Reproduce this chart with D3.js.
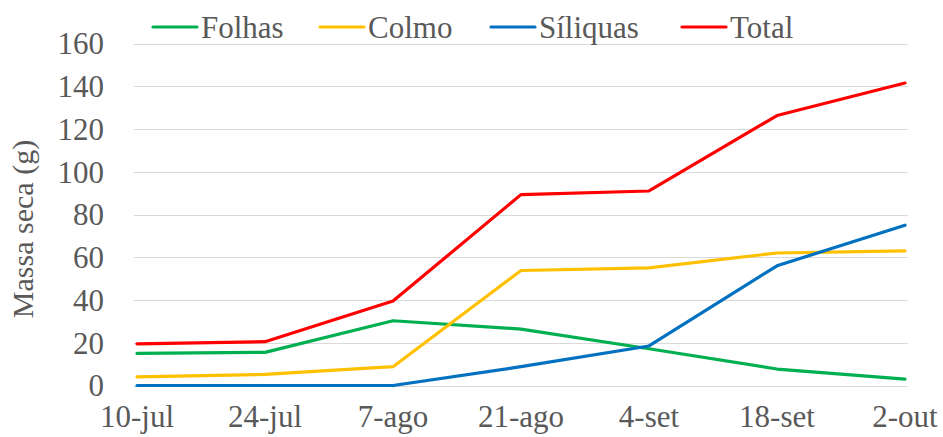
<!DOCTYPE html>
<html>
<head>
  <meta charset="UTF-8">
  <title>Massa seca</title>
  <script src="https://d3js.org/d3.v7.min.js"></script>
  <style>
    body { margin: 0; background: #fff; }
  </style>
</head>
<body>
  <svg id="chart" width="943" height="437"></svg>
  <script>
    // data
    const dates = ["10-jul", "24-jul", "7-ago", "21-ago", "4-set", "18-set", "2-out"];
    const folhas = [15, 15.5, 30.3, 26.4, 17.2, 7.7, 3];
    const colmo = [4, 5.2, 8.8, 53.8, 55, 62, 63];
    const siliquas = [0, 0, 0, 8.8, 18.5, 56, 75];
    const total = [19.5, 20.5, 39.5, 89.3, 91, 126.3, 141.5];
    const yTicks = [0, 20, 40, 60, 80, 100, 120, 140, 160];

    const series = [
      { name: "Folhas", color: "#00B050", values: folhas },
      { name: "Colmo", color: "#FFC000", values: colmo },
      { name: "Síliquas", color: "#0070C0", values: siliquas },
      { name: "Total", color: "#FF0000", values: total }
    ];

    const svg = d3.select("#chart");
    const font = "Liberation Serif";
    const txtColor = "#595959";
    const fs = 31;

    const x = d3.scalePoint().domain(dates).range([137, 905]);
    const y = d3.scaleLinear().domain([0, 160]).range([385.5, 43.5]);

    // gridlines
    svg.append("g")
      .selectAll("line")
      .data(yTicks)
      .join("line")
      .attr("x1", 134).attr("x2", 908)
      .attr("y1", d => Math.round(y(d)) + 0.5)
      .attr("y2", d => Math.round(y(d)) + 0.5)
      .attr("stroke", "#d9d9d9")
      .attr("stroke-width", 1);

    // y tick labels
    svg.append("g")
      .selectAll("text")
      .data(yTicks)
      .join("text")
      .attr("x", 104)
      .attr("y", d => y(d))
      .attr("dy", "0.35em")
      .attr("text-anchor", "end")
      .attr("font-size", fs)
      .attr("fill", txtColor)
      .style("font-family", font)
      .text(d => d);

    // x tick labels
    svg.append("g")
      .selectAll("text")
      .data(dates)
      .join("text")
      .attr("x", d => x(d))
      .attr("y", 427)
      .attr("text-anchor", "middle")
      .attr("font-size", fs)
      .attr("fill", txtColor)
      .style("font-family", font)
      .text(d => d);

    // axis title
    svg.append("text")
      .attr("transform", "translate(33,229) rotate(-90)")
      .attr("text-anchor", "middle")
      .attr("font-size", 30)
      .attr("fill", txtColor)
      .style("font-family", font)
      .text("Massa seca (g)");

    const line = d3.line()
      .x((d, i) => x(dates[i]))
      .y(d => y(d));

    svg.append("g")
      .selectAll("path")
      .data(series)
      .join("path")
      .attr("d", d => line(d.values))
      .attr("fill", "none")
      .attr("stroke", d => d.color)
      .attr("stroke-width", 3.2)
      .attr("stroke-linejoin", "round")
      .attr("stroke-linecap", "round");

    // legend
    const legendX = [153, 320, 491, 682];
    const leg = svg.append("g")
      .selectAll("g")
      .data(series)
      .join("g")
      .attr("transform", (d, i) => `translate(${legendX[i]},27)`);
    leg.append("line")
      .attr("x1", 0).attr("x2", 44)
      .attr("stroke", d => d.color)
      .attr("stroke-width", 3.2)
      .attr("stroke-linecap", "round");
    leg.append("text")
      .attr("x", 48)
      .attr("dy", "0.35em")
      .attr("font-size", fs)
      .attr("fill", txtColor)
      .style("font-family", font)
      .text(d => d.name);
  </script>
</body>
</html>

************

▶ **Required work**:
Which lines hold the word "chart"? Copy every one of them.

▶ **Problem solution**:
Reproduce this chart with D3.js.
  <svg id="chart" width="943" height="437"></svg>
    const svg = d3.select("#chart");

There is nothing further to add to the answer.